- **Task prompt**
Retype every entry exactly, character for character.
--- Start Source records ---
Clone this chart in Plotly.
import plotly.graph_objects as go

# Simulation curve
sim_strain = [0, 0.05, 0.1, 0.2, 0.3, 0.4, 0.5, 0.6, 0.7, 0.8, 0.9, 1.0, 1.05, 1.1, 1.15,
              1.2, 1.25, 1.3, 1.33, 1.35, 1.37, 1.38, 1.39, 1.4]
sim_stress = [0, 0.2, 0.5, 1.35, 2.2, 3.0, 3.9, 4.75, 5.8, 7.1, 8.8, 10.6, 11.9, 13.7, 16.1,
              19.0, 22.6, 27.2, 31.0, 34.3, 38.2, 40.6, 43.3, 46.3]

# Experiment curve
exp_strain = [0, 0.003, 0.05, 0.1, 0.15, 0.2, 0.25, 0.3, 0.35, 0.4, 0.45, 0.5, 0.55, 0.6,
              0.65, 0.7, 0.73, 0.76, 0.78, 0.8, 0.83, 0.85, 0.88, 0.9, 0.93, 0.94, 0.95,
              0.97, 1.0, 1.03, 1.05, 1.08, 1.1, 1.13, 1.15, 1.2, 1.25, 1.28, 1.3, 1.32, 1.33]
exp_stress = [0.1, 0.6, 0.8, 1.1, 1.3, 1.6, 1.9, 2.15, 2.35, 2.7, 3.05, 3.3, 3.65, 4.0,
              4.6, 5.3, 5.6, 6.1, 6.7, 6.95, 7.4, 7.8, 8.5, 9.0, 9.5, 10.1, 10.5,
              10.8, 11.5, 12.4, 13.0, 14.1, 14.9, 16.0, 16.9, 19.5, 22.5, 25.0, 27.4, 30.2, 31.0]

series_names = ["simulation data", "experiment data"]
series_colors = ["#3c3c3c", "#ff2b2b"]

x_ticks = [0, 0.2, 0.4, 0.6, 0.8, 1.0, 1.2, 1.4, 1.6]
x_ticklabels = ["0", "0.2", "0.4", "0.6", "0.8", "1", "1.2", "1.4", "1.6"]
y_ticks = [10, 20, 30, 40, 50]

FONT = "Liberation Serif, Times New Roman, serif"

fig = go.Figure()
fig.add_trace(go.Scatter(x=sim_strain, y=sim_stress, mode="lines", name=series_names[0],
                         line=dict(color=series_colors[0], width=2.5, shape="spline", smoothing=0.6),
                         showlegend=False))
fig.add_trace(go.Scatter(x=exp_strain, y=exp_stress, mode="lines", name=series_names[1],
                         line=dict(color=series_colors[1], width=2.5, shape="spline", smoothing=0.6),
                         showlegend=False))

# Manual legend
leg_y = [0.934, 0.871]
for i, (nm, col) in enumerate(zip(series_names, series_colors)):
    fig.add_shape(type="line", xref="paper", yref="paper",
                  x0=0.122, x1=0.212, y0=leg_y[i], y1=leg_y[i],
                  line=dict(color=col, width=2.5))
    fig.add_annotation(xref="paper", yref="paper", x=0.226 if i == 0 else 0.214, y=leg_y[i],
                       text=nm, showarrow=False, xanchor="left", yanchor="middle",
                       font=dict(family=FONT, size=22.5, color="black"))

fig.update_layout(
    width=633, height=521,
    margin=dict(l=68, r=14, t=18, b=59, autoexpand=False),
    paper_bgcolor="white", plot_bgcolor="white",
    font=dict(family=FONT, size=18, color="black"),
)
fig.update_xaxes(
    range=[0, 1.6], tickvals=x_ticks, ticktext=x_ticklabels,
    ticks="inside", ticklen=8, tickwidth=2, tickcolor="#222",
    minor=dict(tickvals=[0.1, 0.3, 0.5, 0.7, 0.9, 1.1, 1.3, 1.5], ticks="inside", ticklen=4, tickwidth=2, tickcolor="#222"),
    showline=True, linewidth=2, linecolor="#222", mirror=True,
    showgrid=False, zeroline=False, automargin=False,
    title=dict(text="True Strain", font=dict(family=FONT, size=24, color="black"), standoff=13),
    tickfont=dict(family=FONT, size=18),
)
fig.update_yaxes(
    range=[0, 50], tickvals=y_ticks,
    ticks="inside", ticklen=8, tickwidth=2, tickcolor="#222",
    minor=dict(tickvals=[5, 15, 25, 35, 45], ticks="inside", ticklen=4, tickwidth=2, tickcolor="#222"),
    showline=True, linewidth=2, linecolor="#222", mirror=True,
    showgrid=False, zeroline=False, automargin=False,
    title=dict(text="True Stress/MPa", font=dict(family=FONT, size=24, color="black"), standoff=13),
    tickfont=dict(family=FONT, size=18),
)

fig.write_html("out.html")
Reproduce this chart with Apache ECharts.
--- End Source records ---
- **Solution to the exercise**
Clone this chart in Plotly.
import plotly.graph_objects as go

# Simulation curve
sim_strain = [0, 0.05, 0.1, 0.2, 0.3, 0.4, 0.5, 0.6, 0.7, 0.8, 0.9, 1.0, 1.05, 1.1, 1.15,
              1.2, 1.25, 1.3, 1.33, 1.35, 1.37, 1.38, 1.39, 1.4]
sim_stress = [0, 0.2, 0.5, 1.35, 2.2, 3.0, 3.9, 4.75, 5.8, 7.1, 8.8, 10.6, 11.9, 13.7, 16.1,
              19.0, 22.6, 27.2, 31.0, 34.3, 38.2, 40.6, 43.3, 46.3]

# Experiment curve
exp_strain = [0, 0.003, 0.05, 0.1, 0.15, 0.2, 0.25, 0.3, 0.35, 0.4, 0.45, 0.5, 0.55, 0.6,
              0.65, 0.7, 0.73, 0.76, 0.78, 0.8, 0.83, 0.85, 0.88, 0.9, 0.93, 0.94, 0.95,
              0.97, 1.0, 1.03, 1.05, 1.08, 1.1, 1.13, 1.15, 1.2, 1.25, 1.28, 1.3, 1.32, 1.33]
exp_stress = [0.1, 0.6, 0.8, 1.1, 1.3, 1.6, 1.9, 2.15, 2.35, 2.7, 3.05, 3.3, 3.65, 4.0,
              4.6, 5.3, 5.6, 6.1, 6.7, 6.95, 7.4, 7.8, 8.5, 9.0, 9.5, 10.1, 10.5,
              10.8, 11.5, 12.4, 13.0, 14.1, 14.9, 16.0, 16.9, 19.5, 22.5, 25.0, 27.4, 30.2, 31.0]

series_names = ["simulation data", "experiment data"]
series_colors = ["#3c3c3c", "#ff2b2b"]

x_ticks = [0, 0.2, 0.4, 0.6, 0.8, 1.0, 1.2, 1.4, 1.6]
x_ticklabels = ["0", "0.2", "0.4", "0.6", "0.8", "1", "1.2", "1.4", "1.6"]
y_ticks = [10, 20, 30, 40, 50]

FONT = "Liberation Serif, Times New Roman, serif"

fig = go.Figure()
fig.add_trace(go.Scatter(x=sim_strain, y=sim_stress, mode="lines", name=series_names[0],
                         line=dict(color=series_colors[0], width=2.5, shape="spline", smoothing=0.6),
                         showlegend=False))
fig.add_trace(go.Scatter(x=exp_strain, y=exp_stress, mode="lines", name=series_names[1],
                         line=dict(color=series_colors[1], width=2.5, shape="spline", smoothing=0.6),
                         showlegend=False))

# Manual legend
leg_y = [0.934, 0.871]
for i, (nm, col) in enumerate(zip(series_names, series_colors)):
    fig.add_shape(type="line", xref="paper", yref="paper",
                  x0=0.122, x1=0.212, y0=leg_y[i], y1=leg_y[i],
                  line=dict(color=col, width=2.5))
    fig.add_annotation(xref="paper", yref="paper", x=0.226 if i == 0 else 0.214, y=leg_y[i],
                       text=nm, showarrow=False, xanchor="left", yanchor="middle",
                       font=dict(family=FONT, size=22.5, color="black"))

fig.update_layout(
    width=633, height=521,
    margin=dict(l=68, r=14, t=18, b=59, autoexpand=False),
    paper_bgcolor="white", plot_bgcolor="white",
    font=dict(family=FONT, size=18, color="black"),
)
fig.update_xaxes(
    range=[0, 1.6], tickvals=x_ticks, ticktext=x_ticklabels,
    ticks="inside", ticklen=8, tickwidth=2, tickcolor="#222",
    minor=dict(tickvals=[0.1, 0.3, 0.5, 0.7, 0.9, 1.1, 1.3, 1.5], ticks="inside", ticklen=4, tickwidth=2, tickcolor="#222"),
    showline=True, linewidth=2, linecolor="#222", mirror=True,
    showgrid=False, zeroline=False, automargin=False,
    title=dict(text="True Strain", font=dict(family=FONT, size=24, color="black"), standoff=13),
    tickfont=dict(family=FONT, size=18),
)
fig.update_yaxes(
    range=[0, 50], tickvals=y_ticks,
    ticks="inside", ticklen=8, tickwidth=2, tickcolor="#222",
    minor=dict(tickvals=[5, 15, 25, 35, 45], ticks="inside", ticklen=4, tickwidth=2, tickcolor="#222"),
    showline=True, linewidth=2, linecolor="#222", mirror=True,
    showgrid=False, zeroline=False, automargin=False,
    title=dict(text="True Stress/MPa", font=dict(family=FONT, size=24, color="black"), standoff=13),
    tickfont=dict(family=FONT, size=18),
)

fig.write_html("out.html")
Reproduce this chart with Apache ECharts.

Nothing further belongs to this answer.